**WRITTEN TASK:** Begin with the line that contains "Generate a component" and continue down through the line that contains "Chart.register(...registerables);"; reproduce those lines exactly and only those.

Source data:
======

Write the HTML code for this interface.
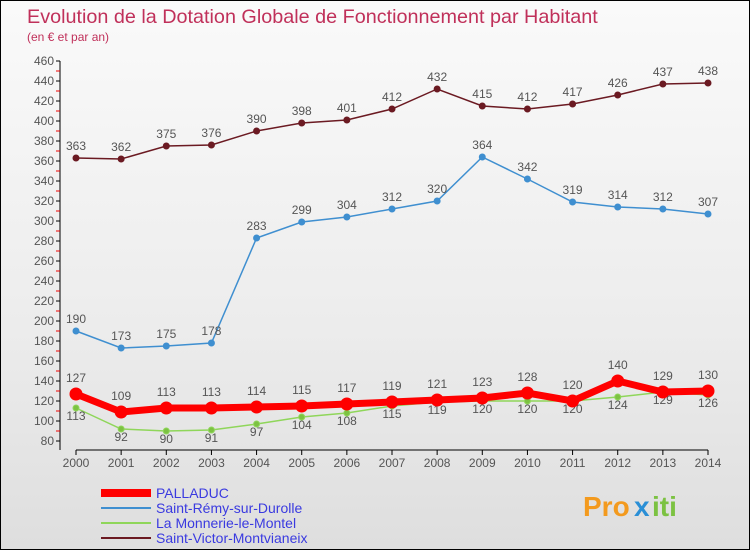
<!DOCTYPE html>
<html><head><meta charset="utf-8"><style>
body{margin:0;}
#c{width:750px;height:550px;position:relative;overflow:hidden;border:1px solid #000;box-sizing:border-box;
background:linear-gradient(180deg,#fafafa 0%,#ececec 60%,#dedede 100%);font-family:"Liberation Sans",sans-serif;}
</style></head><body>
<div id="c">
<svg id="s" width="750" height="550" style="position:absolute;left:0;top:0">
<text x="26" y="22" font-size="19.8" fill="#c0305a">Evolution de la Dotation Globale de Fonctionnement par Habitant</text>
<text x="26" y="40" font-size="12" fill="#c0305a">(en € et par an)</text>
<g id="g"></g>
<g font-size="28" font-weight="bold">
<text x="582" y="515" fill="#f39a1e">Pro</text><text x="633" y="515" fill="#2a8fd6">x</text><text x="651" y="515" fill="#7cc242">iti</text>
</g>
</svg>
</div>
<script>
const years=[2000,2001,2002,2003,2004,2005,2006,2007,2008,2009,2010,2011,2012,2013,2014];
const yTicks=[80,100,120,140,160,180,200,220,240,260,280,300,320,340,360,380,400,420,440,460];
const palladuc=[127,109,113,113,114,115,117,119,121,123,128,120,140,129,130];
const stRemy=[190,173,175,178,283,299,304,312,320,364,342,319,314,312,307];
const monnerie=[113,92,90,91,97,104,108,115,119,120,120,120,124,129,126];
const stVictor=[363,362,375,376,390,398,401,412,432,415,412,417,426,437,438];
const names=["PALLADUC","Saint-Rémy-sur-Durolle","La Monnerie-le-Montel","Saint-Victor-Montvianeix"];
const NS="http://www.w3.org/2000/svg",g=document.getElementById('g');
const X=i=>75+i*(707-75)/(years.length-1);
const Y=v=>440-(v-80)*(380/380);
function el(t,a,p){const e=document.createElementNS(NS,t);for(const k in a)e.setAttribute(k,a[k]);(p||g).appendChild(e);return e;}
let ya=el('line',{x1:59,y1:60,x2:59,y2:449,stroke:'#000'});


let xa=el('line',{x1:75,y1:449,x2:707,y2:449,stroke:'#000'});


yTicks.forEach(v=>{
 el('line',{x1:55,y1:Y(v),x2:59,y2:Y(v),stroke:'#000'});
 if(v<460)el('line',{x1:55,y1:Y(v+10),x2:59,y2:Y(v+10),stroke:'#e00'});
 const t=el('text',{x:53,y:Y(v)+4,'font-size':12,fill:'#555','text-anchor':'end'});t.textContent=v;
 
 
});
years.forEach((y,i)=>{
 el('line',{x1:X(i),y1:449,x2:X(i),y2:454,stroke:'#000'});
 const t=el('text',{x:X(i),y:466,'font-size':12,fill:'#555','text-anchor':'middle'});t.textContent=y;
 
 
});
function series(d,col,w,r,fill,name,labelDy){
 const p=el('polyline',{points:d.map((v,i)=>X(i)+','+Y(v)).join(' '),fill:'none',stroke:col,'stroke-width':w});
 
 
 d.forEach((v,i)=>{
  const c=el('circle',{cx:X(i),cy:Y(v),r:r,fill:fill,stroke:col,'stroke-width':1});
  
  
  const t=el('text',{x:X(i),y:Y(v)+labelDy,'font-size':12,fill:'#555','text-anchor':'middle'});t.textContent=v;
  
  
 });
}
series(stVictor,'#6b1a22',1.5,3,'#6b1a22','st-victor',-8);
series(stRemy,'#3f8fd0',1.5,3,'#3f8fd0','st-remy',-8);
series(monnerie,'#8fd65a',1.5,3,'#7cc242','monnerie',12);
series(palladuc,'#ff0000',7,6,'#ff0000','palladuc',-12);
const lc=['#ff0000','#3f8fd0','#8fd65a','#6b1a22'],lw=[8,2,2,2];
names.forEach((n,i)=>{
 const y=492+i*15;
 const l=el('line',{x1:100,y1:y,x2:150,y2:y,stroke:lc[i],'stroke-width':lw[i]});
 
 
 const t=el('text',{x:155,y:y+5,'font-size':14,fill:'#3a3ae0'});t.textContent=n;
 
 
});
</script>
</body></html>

======

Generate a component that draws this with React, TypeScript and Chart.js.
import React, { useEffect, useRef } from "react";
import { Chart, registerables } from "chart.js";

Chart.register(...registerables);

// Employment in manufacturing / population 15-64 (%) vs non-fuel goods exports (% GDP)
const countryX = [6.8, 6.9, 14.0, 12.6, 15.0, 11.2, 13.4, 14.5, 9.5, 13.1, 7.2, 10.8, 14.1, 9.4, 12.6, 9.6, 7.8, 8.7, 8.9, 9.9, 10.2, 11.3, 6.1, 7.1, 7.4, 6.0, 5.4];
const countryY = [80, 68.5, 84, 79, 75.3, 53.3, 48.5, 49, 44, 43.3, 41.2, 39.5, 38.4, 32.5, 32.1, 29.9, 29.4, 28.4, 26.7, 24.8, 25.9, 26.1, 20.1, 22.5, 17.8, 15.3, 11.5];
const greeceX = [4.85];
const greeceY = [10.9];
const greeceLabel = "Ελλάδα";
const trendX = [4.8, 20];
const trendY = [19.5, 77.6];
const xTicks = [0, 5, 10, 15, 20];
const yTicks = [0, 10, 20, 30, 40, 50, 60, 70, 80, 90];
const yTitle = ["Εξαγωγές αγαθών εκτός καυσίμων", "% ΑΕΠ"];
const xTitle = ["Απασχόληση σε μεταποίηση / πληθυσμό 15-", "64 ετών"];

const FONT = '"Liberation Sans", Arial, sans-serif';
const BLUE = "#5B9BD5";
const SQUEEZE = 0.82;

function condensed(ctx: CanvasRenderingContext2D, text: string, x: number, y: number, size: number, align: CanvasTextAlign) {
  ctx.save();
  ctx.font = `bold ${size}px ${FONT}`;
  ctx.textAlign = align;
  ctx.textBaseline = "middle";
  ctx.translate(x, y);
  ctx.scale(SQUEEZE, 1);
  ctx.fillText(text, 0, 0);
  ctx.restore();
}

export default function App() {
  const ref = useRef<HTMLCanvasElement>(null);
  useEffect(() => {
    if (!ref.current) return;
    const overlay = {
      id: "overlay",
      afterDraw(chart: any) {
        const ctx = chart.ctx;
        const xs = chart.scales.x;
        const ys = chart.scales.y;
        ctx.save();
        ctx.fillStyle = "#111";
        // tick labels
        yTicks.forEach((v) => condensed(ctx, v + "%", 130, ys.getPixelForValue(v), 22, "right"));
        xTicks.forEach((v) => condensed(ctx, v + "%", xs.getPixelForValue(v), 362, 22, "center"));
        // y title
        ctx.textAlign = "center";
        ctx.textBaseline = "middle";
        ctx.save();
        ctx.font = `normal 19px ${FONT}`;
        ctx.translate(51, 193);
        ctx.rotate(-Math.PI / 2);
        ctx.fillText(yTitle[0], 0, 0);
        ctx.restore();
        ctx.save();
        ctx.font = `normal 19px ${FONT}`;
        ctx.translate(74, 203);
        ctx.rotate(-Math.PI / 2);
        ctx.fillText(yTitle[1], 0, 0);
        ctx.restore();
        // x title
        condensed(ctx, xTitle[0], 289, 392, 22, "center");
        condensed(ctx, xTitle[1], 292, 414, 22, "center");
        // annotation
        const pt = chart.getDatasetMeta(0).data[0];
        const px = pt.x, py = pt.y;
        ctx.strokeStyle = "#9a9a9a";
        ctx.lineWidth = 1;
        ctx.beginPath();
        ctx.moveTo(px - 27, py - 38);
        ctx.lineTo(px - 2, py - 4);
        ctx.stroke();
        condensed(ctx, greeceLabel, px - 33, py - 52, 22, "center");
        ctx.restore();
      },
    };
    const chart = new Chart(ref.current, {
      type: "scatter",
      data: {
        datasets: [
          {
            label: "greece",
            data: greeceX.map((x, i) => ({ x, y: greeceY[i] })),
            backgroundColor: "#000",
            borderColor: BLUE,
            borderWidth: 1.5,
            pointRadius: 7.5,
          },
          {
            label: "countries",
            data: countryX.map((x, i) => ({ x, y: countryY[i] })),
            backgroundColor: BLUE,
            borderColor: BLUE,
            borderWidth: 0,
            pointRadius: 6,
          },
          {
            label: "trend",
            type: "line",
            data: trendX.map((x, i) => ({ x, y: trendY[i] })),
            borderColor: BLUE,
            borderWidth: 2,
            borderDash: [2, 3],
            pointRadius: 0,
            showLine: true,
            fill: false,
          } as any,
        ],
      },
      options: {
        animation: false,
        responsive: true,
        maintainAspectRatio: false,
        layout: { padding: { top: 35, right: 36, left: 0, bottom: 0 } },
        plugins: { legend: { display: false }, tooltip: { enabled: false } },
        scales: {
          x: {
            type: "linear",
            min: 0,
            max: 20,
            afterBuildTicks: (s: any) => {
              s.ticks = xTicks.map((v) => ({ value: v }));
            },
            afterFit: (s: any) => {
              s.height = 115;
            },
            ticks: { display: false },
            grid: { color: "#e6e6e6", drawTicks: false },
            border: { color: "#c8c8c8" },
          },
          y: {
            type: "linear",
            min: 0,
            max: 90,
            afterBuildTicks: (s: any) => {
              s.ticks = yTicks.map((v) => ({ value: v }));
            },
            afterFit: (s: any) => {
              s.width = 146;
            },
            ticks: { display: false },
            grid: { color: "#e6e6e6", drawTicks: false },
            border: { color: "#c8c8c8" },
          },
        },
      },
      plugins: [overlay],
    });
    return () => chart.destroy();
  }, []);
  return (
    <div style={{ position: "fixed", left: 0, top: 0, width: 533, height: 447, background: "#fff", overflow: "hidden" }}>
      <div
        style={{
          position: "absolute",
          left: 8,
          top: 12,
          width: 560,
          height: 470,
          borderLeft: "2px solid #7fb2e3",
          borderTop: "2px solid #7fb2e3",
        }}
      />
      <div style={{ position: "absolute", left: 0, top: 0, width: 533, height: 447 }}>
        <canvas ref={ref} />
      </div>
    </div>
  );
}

======

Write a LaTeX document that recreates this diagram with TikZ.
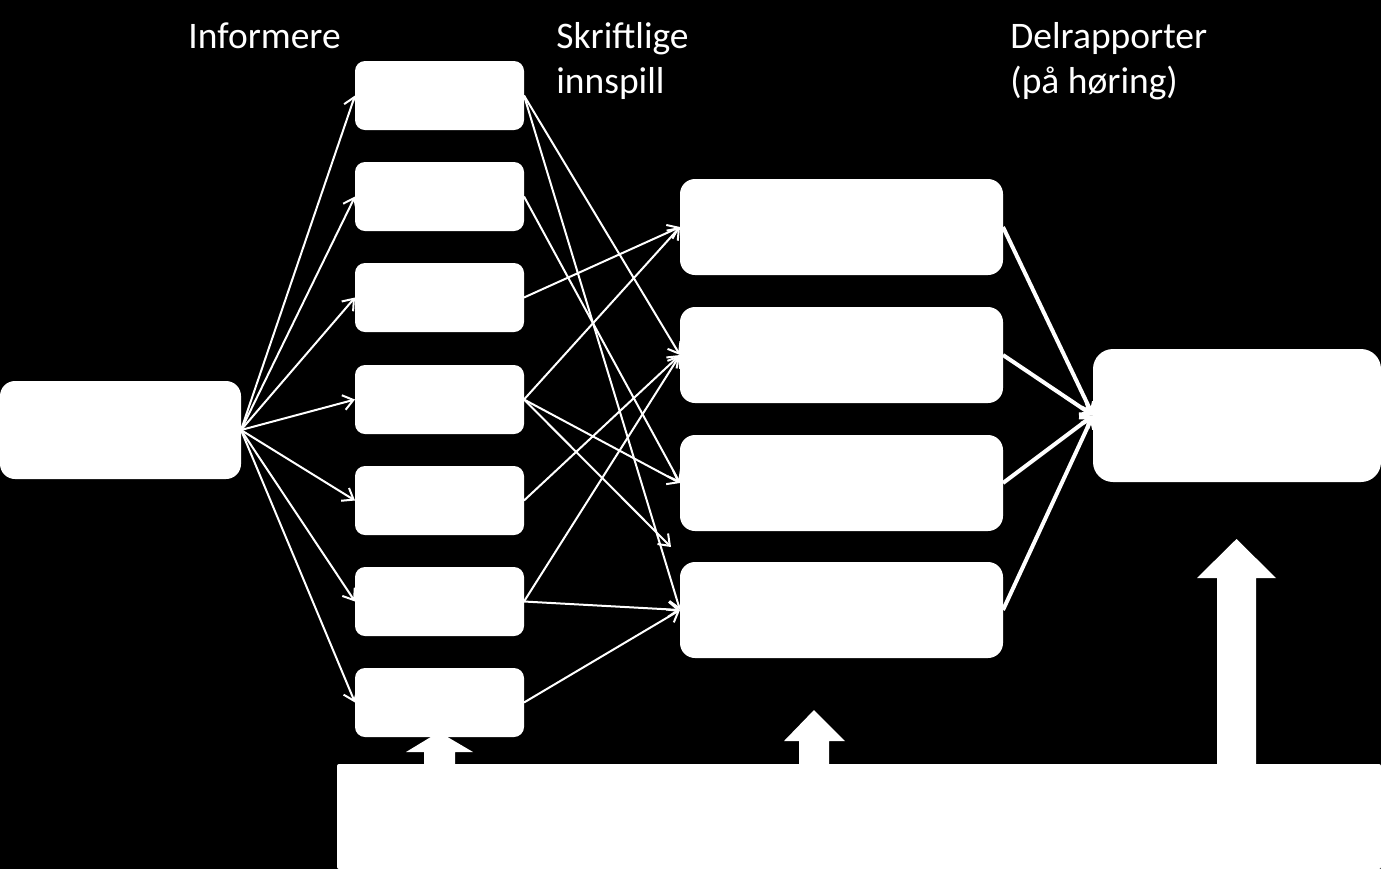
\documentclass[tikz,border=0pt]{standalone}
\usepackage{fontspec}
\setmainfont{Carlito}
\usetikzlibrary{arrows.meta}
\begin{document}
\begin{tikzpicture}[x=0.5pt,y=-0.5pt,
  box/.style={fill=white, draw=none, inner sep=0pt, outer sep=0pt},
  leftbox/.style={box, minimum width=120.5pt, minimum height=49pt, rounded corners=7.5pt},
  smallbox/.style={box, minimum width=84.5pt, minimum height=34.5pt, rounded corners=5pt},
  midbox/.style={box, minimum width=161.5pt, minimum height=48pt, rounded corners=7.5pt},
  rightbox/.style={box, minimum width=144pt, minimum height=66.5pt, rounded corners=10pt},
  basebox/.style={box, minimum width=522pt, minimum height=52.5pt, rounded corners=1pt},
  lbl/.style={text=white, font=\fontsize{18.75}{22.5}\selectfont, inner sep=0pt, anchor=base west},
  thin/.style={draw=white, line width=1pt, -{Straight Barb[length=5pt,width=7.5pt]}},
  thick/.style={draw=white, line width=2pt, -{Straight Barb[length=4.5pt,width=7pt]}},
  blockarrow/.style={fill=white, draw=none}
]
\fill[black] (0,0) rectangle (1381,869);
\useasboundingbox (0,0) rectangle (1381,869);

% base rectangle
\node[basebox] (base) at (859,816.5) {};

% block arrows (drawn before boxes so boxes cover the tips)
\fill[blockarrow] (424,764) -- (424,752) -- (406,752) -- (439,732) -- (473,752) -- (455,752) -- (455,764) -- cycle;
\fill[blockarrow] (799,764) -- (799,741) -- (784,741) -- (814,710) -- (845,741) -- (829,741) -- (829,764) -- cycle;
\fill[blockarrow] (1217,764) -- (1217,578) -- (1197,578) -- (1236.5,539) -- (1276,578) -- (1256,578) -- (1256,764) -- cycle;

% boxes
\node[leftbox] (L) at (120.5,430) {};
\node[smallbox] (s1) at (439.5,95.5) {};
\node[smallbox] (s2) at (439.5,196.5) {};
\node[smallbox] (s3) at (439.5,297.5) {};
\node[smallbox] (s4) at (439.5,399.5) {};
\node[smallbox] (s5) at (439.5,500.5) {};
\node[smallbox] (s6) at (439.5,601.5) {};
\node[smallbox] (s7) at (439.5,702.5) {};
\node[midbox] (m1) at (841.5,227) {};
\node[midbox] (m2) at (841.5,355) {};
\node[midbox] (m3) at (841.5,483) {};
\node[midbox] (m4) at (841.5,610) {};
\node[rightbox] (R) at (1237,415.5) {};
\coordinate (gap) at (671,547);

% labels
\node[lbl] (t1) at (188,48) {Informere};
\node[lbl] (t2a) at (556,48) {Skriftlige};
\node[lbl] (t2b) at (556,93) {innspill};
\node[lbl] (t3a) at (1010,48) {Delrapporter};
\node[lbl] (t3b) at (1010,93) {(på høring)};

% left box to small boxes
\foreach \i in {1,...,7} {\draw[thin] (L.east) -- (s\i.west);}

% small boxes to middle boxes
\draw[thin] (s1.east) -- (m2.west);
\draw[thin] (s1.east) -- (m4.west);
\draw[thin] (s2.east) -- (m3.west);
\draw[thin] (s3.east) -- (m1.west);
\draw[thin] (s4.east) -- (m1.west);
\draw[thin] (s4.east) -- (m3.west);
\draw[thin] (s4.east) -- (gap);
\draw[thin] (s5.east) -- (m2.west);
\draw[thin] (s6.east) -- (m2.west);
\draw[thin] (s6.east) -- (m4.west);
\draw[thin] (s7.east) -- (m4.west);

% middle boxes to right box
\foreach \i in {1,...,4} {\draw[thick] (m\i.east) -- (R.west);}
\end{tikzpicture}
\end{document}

======

**EXERCISE RESPONSE:**
Generate a component that draws this with React, TypeScript and Chart.js.
import React, { useEffect, useRef } from "react";
import { Chart, registerables } from "chart.js";

Chart.register(...registerables);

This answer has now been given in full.